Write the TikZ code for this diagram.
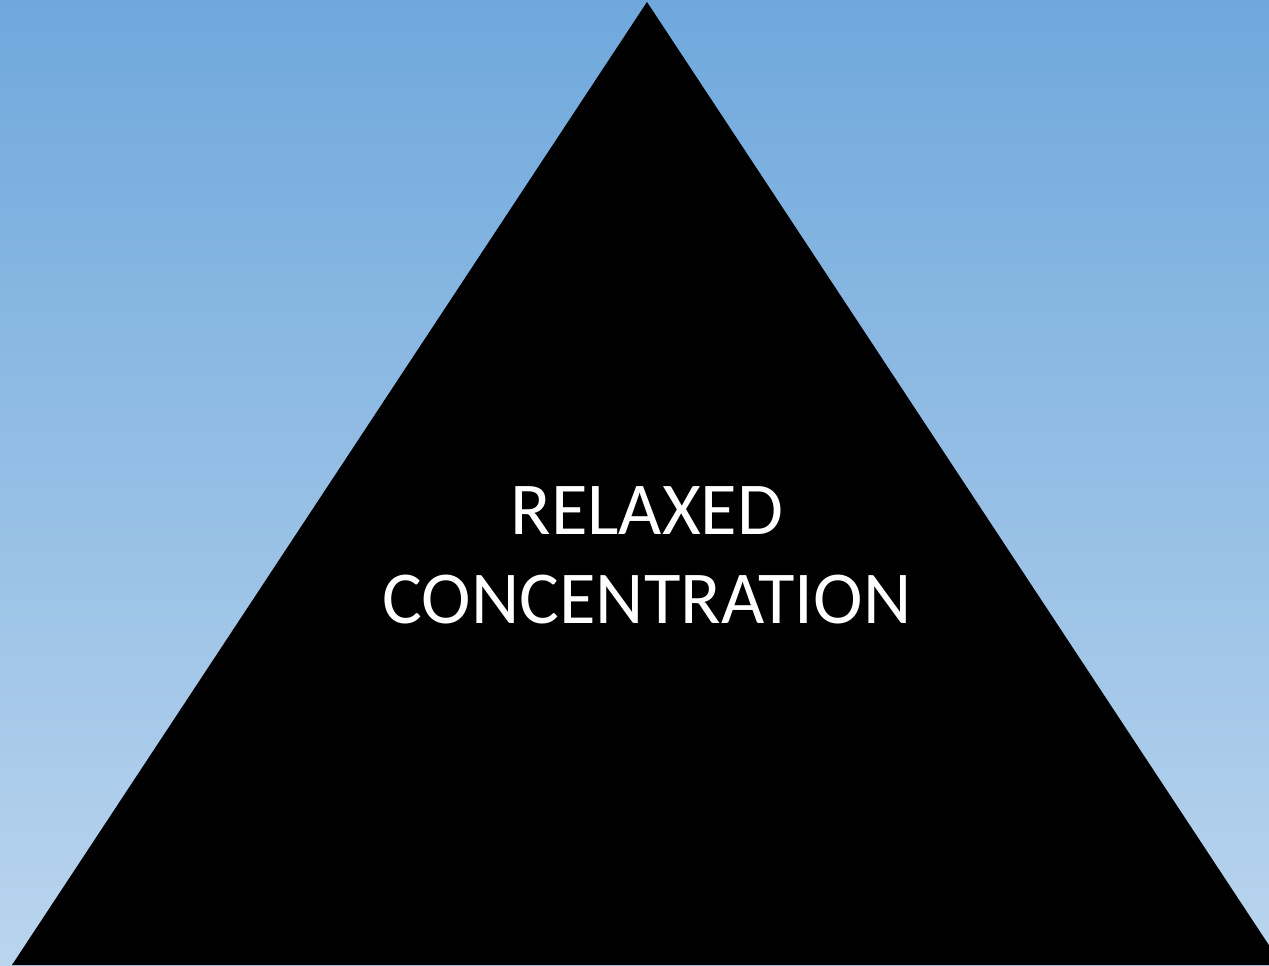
\documentclass[tikz,border=0pt]{standalone}
\usepackage{fontspec}
\setmainfont{Carlito}
\usetikzlibrary{positioning}
\definecolor{skytop}{HTML}{6FA8DC}
\definecolor{skybottom}{HTML}{BAD5EE}

\begin{document}
\begin{tikzpicture}[x=0.02cm, y=-0.02cm]
% background
\shade[top color=skytop, bottom color=skybottom] (0,0) rectangle (1269,966);
\useasboundingbox (0,0) rectangle (1269,966);
% pyramid
\coordinate (apex) at (647,2);
\coordinate (left) at (12,965);
\coordinate (right) at (1282,965);
\begin{scope}
\clip (0,0) rectangle (1269,966);
\fill[black] (apex) -- (left) -- (right) -- cycle;
\end{scope}
\node[text=white, align=center, font=\fontsize{42.5}{50.5}\selectfont] (label) at (647,555) {RELAXED\\CONCENTRATION};
\end{tikzpicture}
\end{document}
_ _ _ _ _ _ _
PROBLEM TO WORK ON: Quote all the lines above exactly as given. Do not include the pictures.

ANSWER TO THE TASK:
Write the TikZ code for this diagram.
\documentclass[tikz,border=0pt]{standalone}
\usepackage{fontspec}
\setmainfont{Carlito}
\usetikzlibrary{positioning}
\definecolor{skytop}{HTML}{6FA8DC}
\definecolor{skybottom}{HTML}{BAD5EE}

\begin{document}
\begin{tikzpicture}[x=0.02cm, y=-0.02cm]
% background
\shade[top color=skytop, bottom color=skybottom] (0,0) rectangle (1269,966);
\useasboundingbox (0,0) rectangle (1269,966);
% pyramid
\coordinate (apex) at (647,2);
\coordinate (left) at (12,965);
\coordinate (right) at (1282,965);
\begin{scope}
\clip (0,0) rectangle (1269,966);
\fill[black] (apex) -- (left) -- (right) -- cycle;
\end{scope}
\node[text=white, align=center, font=\fontsize{42.5}{50.5}\selectfont] (label) at (647,555) {RELAXED\\CONCENTRATION};
\end{tikzpicture}
\end{document}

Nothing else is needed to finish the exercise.